■ Exercise aim:
Word for word, copy all the data and drop the pictures.

■ Material:
---

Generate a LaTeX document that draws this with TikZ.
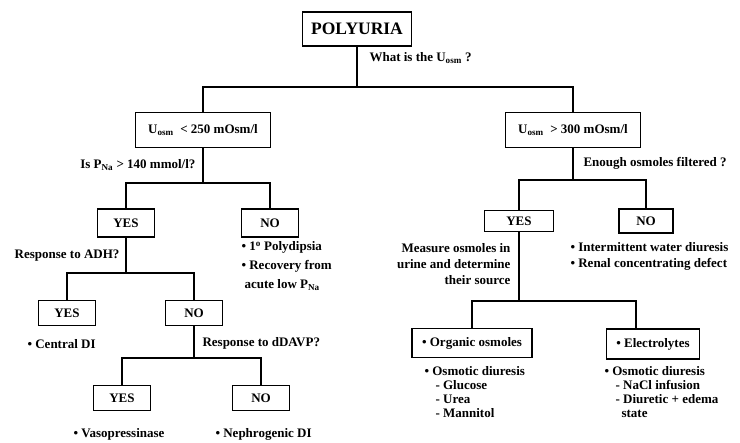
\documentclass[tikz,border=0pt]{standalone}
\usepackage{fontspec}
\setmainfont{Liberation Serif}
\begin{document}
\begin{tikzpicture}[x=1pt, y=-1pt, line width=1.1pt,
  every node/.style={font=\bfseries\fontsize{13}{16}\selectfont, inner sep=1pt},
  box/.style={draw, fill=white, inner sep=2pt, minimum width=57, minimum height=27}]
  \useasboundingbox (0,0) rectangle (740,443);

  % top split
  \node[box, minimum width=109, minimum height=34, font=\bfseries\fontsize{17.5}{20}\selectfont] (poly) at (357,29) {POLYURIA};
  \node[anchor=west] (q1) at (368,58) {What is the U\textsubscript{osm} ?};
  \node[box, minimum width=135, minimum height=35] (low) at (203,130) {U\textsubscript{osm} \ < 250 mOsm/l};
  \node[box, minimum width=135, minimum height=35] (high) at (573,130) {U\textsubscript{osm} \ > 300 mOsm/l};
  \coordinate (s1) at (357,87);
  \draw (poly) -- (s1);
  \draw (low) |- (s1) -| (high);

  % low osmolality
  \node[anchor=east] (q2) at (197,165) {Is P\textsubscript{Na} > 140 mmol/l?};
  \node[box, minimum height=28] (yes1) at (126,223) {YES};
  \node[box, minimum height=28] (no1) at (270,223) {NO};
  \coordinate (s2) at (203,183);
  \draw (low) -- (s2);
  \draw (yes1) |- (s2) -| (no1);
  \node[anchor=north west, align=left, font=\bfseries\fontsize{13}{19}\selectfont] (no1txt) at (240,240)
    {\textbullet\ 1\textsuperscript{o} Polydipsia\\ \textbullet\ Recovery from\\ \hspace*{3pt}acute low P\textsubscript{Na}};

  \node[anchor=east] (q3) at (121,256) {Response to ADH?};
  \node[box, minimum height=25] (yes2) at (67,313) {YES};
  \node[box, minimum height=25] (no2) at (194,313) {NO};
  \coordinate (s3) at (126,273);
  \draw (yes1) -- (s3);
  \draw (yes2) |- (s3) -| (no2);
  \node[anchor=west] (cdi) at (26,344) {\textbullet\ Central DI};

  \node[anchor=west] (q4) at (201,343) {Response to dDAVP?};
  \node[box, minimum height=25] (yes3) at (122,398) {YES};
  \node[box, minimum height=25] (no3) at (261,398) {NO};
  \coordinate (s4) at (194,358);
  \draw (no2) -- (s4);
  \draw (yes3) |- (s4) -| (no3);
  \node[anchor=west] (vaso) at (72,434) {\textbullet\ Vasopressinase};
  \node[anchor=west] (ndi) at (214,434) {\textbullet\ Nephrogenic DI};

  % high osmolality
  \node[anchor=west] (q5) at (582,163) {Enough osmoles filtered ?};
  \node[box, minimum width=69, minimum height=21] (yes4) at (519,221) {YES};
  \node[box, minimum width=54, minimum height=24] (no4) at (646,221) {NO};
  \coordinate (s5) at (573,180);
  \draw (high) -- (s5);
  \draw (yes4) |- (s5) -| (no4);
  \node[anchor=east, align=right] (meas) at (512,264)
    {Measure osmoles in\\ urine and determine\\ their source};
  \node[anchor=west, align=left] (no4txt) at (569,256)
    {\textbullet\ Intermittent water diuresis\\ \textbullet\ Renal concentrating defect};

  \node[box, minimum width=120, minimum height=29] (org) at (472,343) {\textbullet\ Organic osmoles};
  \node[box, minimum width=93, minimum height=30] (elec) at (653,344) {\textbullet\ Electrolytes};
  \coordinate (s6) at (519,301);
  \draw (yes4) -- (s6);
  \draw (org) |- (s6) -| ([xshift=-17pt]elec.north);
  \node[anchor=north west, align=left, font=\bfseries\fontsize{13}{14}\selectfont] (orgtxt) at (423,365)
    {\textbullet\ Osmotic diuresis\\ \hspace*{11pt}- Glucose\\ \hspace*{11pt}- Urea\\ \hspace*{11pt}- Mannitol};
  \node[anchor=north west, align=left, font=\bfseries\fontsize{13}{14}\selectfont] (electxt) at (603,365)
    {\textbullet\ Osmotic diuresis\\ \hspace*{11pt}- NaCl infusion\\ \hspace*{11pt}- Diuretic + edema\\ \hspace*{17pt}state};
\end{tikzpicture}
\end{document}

---

■ Right answer:
Generate a LaTeX document that draws this with TikZ.
\documentclass[tikz,border=0pt]{standalone}
\usepackage{fontspec}
\setmainfont{Liberation Serif}
\begin{document}
\begin{tikzpicture}[x=1pt, y=-1pt, line width=1.1pt,
  every node/.style={font=\bfseries\fontsize{13}{16}\selectfont, inner sep=1pt},
  box/.style={draw, fill=white, inner sep=2pt, minimum width=57, minimum height=27}]
  \useasboundingbox (0,0) rectangle (740,443);

  % top split
  \node[box, minimum width=109, minimum height=34, font=\bfseries\fontsize{17.5}{20}\selectfont] (poly) at (357,29) {POLYURIA};
  \node[anchor=west] (q1) at (368,58) {What is the U\textsubscript{osm} ?};
  \node[box, minimum width=135, minimum height=35] (low) at (203,130) {U\textsubscript{osm} \ < 250 mOsm/l};
  \node[box, minimum width=135, minimum height=35] (high) at (573,130) {U\textsubscript{osm} \ > 300 mOsm/l};
  \coordinate (s1) at (357,87);
  \draw (poly) -- (s1);
  \draw (low) |- (s1) -| (high);

  % low osmolality
  \node[anchor=east] (q2) at (197,165) {Is P\textsubscript{Na} > 140 mmol/l?};
  \node[box, minimum height=28] (yes1) at (126,223) {YES};
  \node[box, minimum height=28] (no1) at (270,223) {NO};
  \coordinate (s2) at (203,183);
  \draw (low) -- (s2);
  \draw (yes1) |- (s2) -| (no1);
  \node[anchor=north west, align=left, font=\bfseries\fontsize{13}{19}\selectfont] (no1txt) at (240,240)
    {\textbullet\ 1\textsuperscript{o} Polydipsia\\ \textbullet\ Recovery from\\ \hspace*{3pt}acute low P\textsubscript{Na}};

  \node[anchor=east] (q3) at (121,256) {Response to ADH?};
  \node[box, minimum height=25] (yes2) at (67,313) {YES};
  \node[box, minimum height=25] (no2) at (194,313) {NO};
  \coordinate (s3) at (126,273);
  \draw (yes1) -- (s3);
  \draw (yes2) |- (s3) -| (no2);
  \node[anchor=west] (cdi) at (26,344) {\textbullet\ Central DI};

  \node[anchor=west] (q4) at (201,343) {Response to dDAVP?};
  \node[box, minimum height=25] (yes3) at (122,398) {YES};
  \node[box, minimum height=25] (no3) at (261,398) {NO};
  \coordinate (s4) at (194,358);
  \draw (no2) -- (s4);
  \draw (yes3) |- (s4) -| (no3);
  \node[anchor=west] (vaso) at (72,434) {\textbullet\ Vasopressinase};
  \node[anchor=west] (ndi) at (214,434) {\textbullet\ Nephrogenic DI};

  % high osmolality
  \node[anchor=west] (q5) at (582,163) {Enough osmoles filtered ?};
  \node[box, minimum width=69, minimum height=21] (yes4) at (519,221) {YES};
  \node[box, minimum width=54, minimum height=24] (no4) at (646,221) {NO};
  \coordinate (s5) at (573,180);
  \draw (high) -- (s5);
  \draw (yes4) |- (s5) -| (no4);
  \node[anchor=east, align=right] (meas) at (512,264)
    {Measure osmoles in\\ urine and determine\\ their source};
  \node[anchor=west, align=left] (no4txt) at (569,256)
    {\textbullet\ Intermittent water diuresis\\ \textbullet\ Renal concentrating defect};

  \node[box, minimum width=120, minimum height=29] (org) at (472,343) {\textbullet\ Organic osmoles};
  \node[box, minimum width=93, minimum height=30] (elec) at (653,344) {\textbullet\ Electrolytes};
  \coordinate (s6) at (519,301);
  \draw (yes4) -- (s6);
  \draw (org) |- (s6) -| ([xshift=-17pt]elec.north);
  \node[anchor=north west, align=left, font=\bfseries\fontsize{13}{14}\selectfont] (orgtxt) at (423,365)
    {\textbullet\ Osmotic diuresis\\ \hspace*{11pt}- Glucose\\ \hspace*{11pt}- Urea\\ \hspace*{11pt}- Mannitol};
  \node[anchor=north west, align=left, font=\bfseries\fontsize{13}{14}\selectfont] (electxt) at (603,365)
    {\textbullet\ Osmotic diuresis\\ \hspace*{11pt}- NaCl infusion\\ \hspace*{11pt}- Diuretic + edema\\ \hspace*{17pt}state};
\end{tikzpicture}
\end{document}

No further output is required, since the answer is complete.